American Citizens Abroad (ACA) has written a letter to members of Congress to express strong opposition to the enactment of a provision of the Senate Surface Transportation Bill (S.1813 - Moving Ahead for Progress in the 21st Century Act), which is being worked on by a Congressional Conference Committee. The contested provision would authorize the U.S. Government to revoke or deny renewal of a passport when the individual in question has $50,000 or more of unpaid federal taxes, which the IRS is trying to collect through enforcement actions. ACA sent the letter to Senator Barbara Boxer (D-CA) and members of the Senate Transportation Committee, the Senate Finance Committee and the House Ways and Means Committee.

In its letter, American Citizens Abroad asks that the conferees strike this provision from the transportation bill. Marylouise Serrato, ACA Executive Director, stated, “this provision creates a tax-collection mechanism that is frankly far too draconian. It discriminates against Americans abroad who, unlike Americans living in the US, are overwhelmingly reliant upon their US passports in their everyday lives.”

ACA also points out in the letter that a recent GAO Study (GAO-11-272 Passport Issuance, March 2012) noted that the constitutional, policy and practical issues involved have not been carefully studied, and this must be done as a first step, before enactment of a measure which would have such extreme effects on U.S. citizens living overseas.

ACA knows from its members worldwide that the tax rules for Americans outside the US are extremely complex, and it is easy for the taxpayer living overseas to make a mistake or overlook a detail. If made, mistakes commonly affect more than one or two years of declarations, and, therefore, the amount that the IRS claims is owed can be significant. Communications with the IRS about a tax liability are more difficult for Americans living overseas for many reasons, including the greater complexity of the tax code, unreliable mail service, difficulty in speaking directly to IRS agents from abroad, confusion over IRS letters and forms, and the use of currency exchange rates.

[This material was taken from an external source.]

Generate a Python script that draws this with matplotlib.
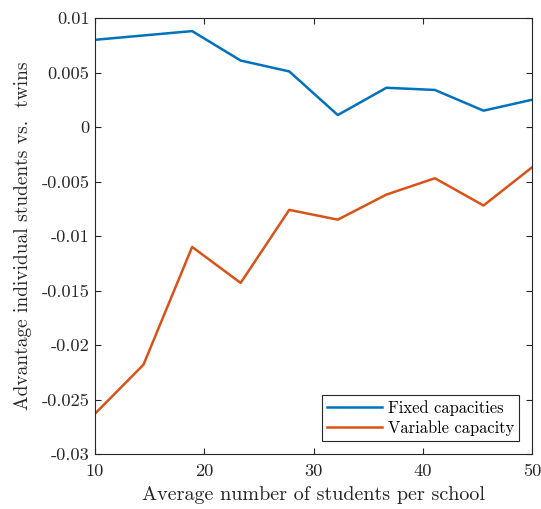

Americans living outside the US, especially if they have no other nationality, use their passport every day, just to go about their lives. If the IRS claims they owe more than $50,000, and therefore their passport were to be revoked, they could not travel anywhere outside their country of residence and could not perform many every-day tasks that require identification.

Serrato emphasized, “individual Americans overseas should not have to pay an extreme price to improve the IRS’s tax collection procedures”.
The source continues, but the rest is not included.